When politicians say “We’ll never forget you”, it is time to start counting the silver. Politicians have intoned words to this effect about those who have served in all the wars since the 1885 campaign in the Sudan.
The Australian War Memorial in Canberra is intended to be the national public expression of that remembrance, not only of those killed in war but of all of those who have served the nation in time of peril. But as the current controversy about the need to find commercial sponsorship of the playing of the Last Post indicates, the eternal gratitude of our political leaders does not extend to actually paying for the remembrance of our soldiers, sailors and airmen and women.

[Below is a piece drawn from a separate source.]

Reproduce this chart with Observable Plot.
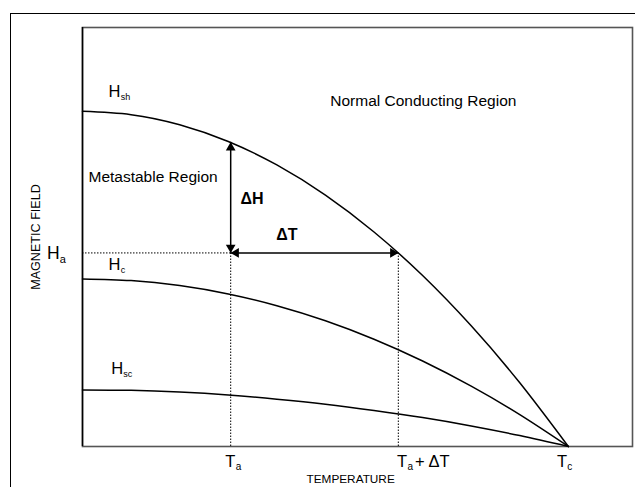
<!DOCTYPE html>
<html>
<head>
<meta charset="utf-8">
<script src="https://cdn.jsdelivr.net/npm/d3@7"></script>
<script src="https://cdn.jsdelivr.net/npm/@observablehq/plot@0.6"></script>
<style>
  html, body { margin: 0; padding: 0; background: #fff; overflow: hidden; }
  #wrap { position: relative; width: 635px; height: 487px; }
  #outer { position: absolute; left: 10px; top: 13px; width: 700px; height: 600px;
           border-left: 1px solid #000; border-top: 1px solid #000; pointer-events: none; }
</style>
</head>
<body>
<div id="wrap"><div id="chart"></div><div id="outer"></div></div>
<script>
// Temperature (fraction of Tc) and the three critical-field curves (fraction of plot height)
const temperature = [0, 0.1, 0.2, 0.3, 0.4, 0.5, 0.6, 0.7, 0.8, 0.9, 1.0];
const hSuperheat  = [0.800, 0.792, 0.768, 0.728, 0.672, 0.600, 0.512, 0.408, 0.288, 0.152, 0];
const hCritical   = [0.400, 0.396, 0.384, 0.364, 0.336, 0.300, 0.256, 0.204, 0.144, 0.076, 0];
const hSupercool  = [0.135, 0.134, 0.130, 0.123, 0.113, 0.101, 0.086, 0.069, 0.049, 0.026, 0];

// Key points
const Ta = 0.305;        // applied temperature
const TaDT = 0.65;       // Ta + ΔT
const Ha = 0.462;        // applied field
const HshAtTa = 0.726;   // superheating field at Ta

const curves = [
  ...temperature.map((t, i) => ({t, h: hSuperheat[i], curve: "Hsh"})),
  ...temperature.map((t, i) => ({t, h: hCritical[i], curve: "Hc"})),
  ...temperature.map((t, i) => ({t, h: hSupercool[i], curve: "Hsc"}))
];

const FONT = "Liberation Sans, Arial, Helvetica, sans-serif";

const regionLabels = [
  {text: "Normal Conducting Region", x: 0.510, y: 0.825},
  {text: "Metastable Region", x: 0.0123, y: 0.644}
];
const deltaLabels = [
  {text: "ΔH", x: 0.325, y: 0.591},
  {text: "ΔT", x: 0.399, y: 0.505}
];
const hLabels = [
  {main: "H", sub: "sh", x: 0.0535, y: 0.846},
  {main: "H", sub: "c",  x: 0.0535, y: 0.433},
  {main: "H", sub: "sc", x: 0.059,  y: 0.1866}
];
const haLabel = [{main: "H", sub: "a", x: -0.073, y: 0.4606}];
const tLabels = [
  {main: "T", sub: "a", x: 0.294,  y: -0.036},
  {main: "T", sub: "a", x: 0.6475, y: -0.036},
  {main: "T", sub: "c", x: 0.9767, y: -0.036}
];

const plot = Plot.plot({
  width: 635,
  height: 487,
  marginLeft: 82,
  marginRight: 3,
  marginTop: 27,
  marginBottom: 41,
  x: {domain: [0, 1.132], axis: null},
  y: {domain: [0, 1], axis: null},
  style: {fontFamily: FONT, background: "transparent", color: "black"},
  marks: [
    Plot.frame({stroke: "#555", strokeWidth: 1.6}),
    Plot.ruleX([0], {stroke: "black", strokeWidth: 1.5}),
    // dotted guide lines
    Plot.ruleY([Ha], {x1: 0, x2: Ta, stroke: "black", strokeWidth: 1, strokeDasharray: "1.5,1.5"}),
    Plot.ruleX([Ta], {y1: 0, y2: Ha, stroke: "black", strokeWidth: 1, strokeDasharray: "1.5,1.5"}),
    Plot.ruleX([TaDT], {y1: 0, y2: Ha, stroke: "black", strokeWidth: 1, strokeDasharray: "1.5,1.5"}),
    // curves
    Plot.line(curves, {x: "t", y: "h", z: "curve", curve: "natural", stroke: "black", strokeWidth: 1.5}),
    // ΔH and ΔT arrows
    Plot.ruleX([Ta], {y1: Ha, y2: HshAtTa, stroke: "black", strokeWidth: 1.5}),
    Plot.ruleY([Ha], {x1: Ta, x2: TaDT, stroke: "black", strokeWidth: 1.5}),
    Plot.dot([{x: Ta, y: HshAtTa}], {x: "x", y: "y", symbol: "triangle", r: 3.6, fill: "black", rotate: 0, dy: 5.4}),
    Plot.dot([{x: Ta, y: Ha}], {x: "x", y: "y", symbol: "triangle", r: 3.6, fill: "black", rotate: 180, dy: -5.4}),
    Plot.dot([{x: Ta, y: Ha}], {x: "x", y: "y", symbol: "triangle", r: 3.6, fill: "black", rotate: -90, dx: 5.4}),
    Plot.dot([{x: TaDT, y: Ha}], {x: "x", y: "y", symbol: "triangle", r: 3.6, fill: "black", rotate: 90, dx: -5.4}),
    // region labels
    Plot.text(regionLabels, {x: "x", y: "y", text: "text", textAnchor: "start", fontSize: 15.5, fill: "black"}),
    Plot.text(deltaLabels, {x: "x", y: "y", text: "text", textAnchor: "start", fontSize: 16, fontWeight: "bold", fill: "black"}),
    // H labels with subscripts
    Plot.text(hLabels, {x: "x", y: "y", text: "main", textAnchor: "start", fontSize: 16.5, fill: "black"}),
    Plot.text(hLabels, {x: "x", y: "y", text: "sub", textAnchor: "start", fontSize: 9, dx: 12.2, dy: 5.5, fill: "black"}),
    Plot.text(haLabel, {x: "x", y: "y", text: "main", textAnchor: "start", fontSize: 17.5, fill: "black"}),
    Plot.text(haLabel, {x: "x", y: "y", text: "sub", textAnchor: "start", fontSize: 11, dx: 12.8, dy: 5.5, fill: "black"}),
    // T labels with subscripts
    Plot.text(tLabels, {x: "x", y: "y", text: "main", textAnchor: "start", fontSize: 16.5, fill: "black"}),
    Plot.text(tLabels, {x: "x", y: "y", text: "sub", textAnchor: "start", fontSize: 10, dx: 10.3, dy: 5.5, fill: "black"}),
    Plot.text([{x: 0.6475, y: -0.036, text: "+ ΔT"}], {x: "x", y: "y", text: "text", textAnchor: "start", fontSize: 16.5, dx: 18, fill: "black"}),
    // axis titles
    Plot.text([{x: 0.461, y: -0.079, text: "TEMPERATURE"}], {x: "x", y: "y", text: "text", textAnchor: "start", fontSize: 11.8, fill: "black"}),
    Plot.text([{x: -0.0967, y: 0.5, text: "MAGNETIC FIELD"}], {x: "x", y: "y", text: "text", rotate: -90, fontSize: 12.6, fill: "black"})
  ]
});
document.getElementById("chart").appendChild(plot);
</script>
</body>
</html>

It is not just the Last Post; that is just the latest example. Many of the exhibitions in the Museum also have commercial sponsors, and this has been going on for a long time.
One would have thought that the kind of remembrance that the national war memorial represents would be considered a small but important part of the core business of the national government of any self-respecting nation. Regrettably our political leaders have far more important things to spend our money on, like bribing voters in marginal electorates and spending money in ways they think will make them popular. The Howard Government was able to find $8 million for the Western Bulldogs AFL club and the Rudd Government was able to find $4.5 million for the redevelopment of the Carlton Football Club’s facilities (see Commonwealth Grant for Carlton Football Club).
Perhaps it would be more appropriate to give that sort of money to the national war memorial and leave it to the football clubs to find the commercial sponsorships. Let’s get the corporate logos out of the War Memorial.
This scrounging for commercial sponsorship is a sad contrast to the faithfulness of the evening ceremony which takes place at the Menin Gate in Ypres, the gateway to the Ypres Salient battlefields, at 8.00 pm every day. Every evening the Gate, a busy thoroughfare, is closed to traffic while buglers of the local volunteer fire brigade play the Last Post in a moving ceremony which is an expression of the Belgian nation’s gratitude to the British and Commonwealth troops who fought for their freedom and independence in World War I.
This ceremony began with the inauguration of the Menin Gate Memorial in 1928 and continued for about four months. From 11 November 1929 it has taken place every day, in all weathers, with the exception of the period of the German Occupation, from 20 May 1940 to 6 September 1944. On the very evening that Polish forces liberated Ypres the ceremony was resumed at the Menin Gate, in spite of the heavy fighting still going on in other parts of the town.
Somehow after ninety years the good citizens of Ypres still manage to remember our brave lads without the need for commercial sponsorship.